Contra el Rayo Vallecano no hubo balón parado en el que escudarse, como ante la Ponferradina, donde se maquilló una terrible segunda parte con dos goles de córner. Frente a los madrileños Iraola, un señor entrenador, identificó el talón de Aquiles del Real Zaragoza y su particular Paris fue Álvaro García.

El vasco abrió el campo y jugó con la inseguridad y miedo a ganar de un Real Zaragoza frágil mentalmente y emocionalmente muerto, que no siente ni padece; con el bajonazo físico del equipo, que fue clave; y también con la defensa de porcelana en los centros laterales.

En la primera mitad el Real Zaragoza realizó un gran trabajo táctico y fue uno de los pocos brotes verdes. Tapó el centro, Zanimacchia y Narváez se incrustaron como quintos defensas, como laterales, cuando el balón circulaba por sus lados para ayudar a Chavarría y Vigaray y tanto Francho como James se vaciaron presionando. Y dio resultado hasta que la gasolina de todos menos del canterano (brillante, una vez más, pese a la derrota) entró en la reserva.

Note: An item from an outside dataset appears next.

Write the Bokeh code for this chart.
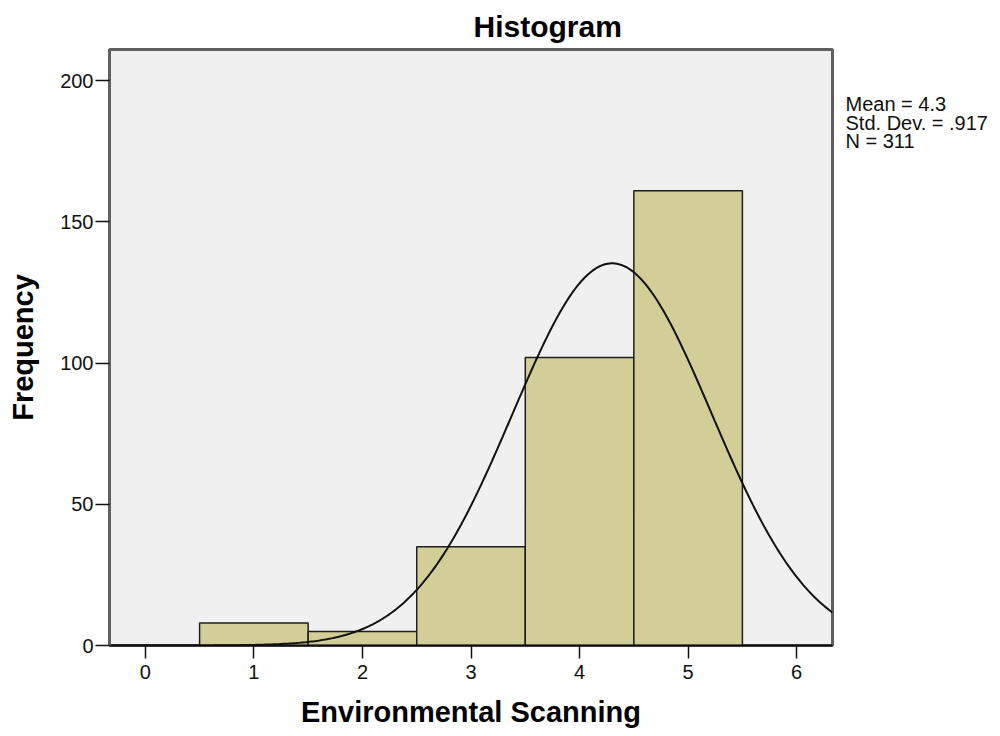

Los extremos dejaron de ayudar, Isi y Álvaro reforzaron los costados rayistas y Qasmi se relamió.

El entramado defensivo, por pura impotencia física y mental, se vino abajo y el empate, unido antes al fallo de Zanimacchia que quizá hubiese sido la sentencia, supuso un cóctel venenoso para la mente de unos jugadores quebradizos, inconsistentes y que no tienen la capacidad física para aguantar un partido como mandan los cánones.

Llega un punto en el que la desesperación es tal que casi solo queda rezar para que, como sea y con quien sea, se revierta esta situación, que empieza a coger olor fuerte a Segunda B. El Real Zaragoza se hunde mientras faltan decisiones valientes y, sobre todo, algo de dignidad.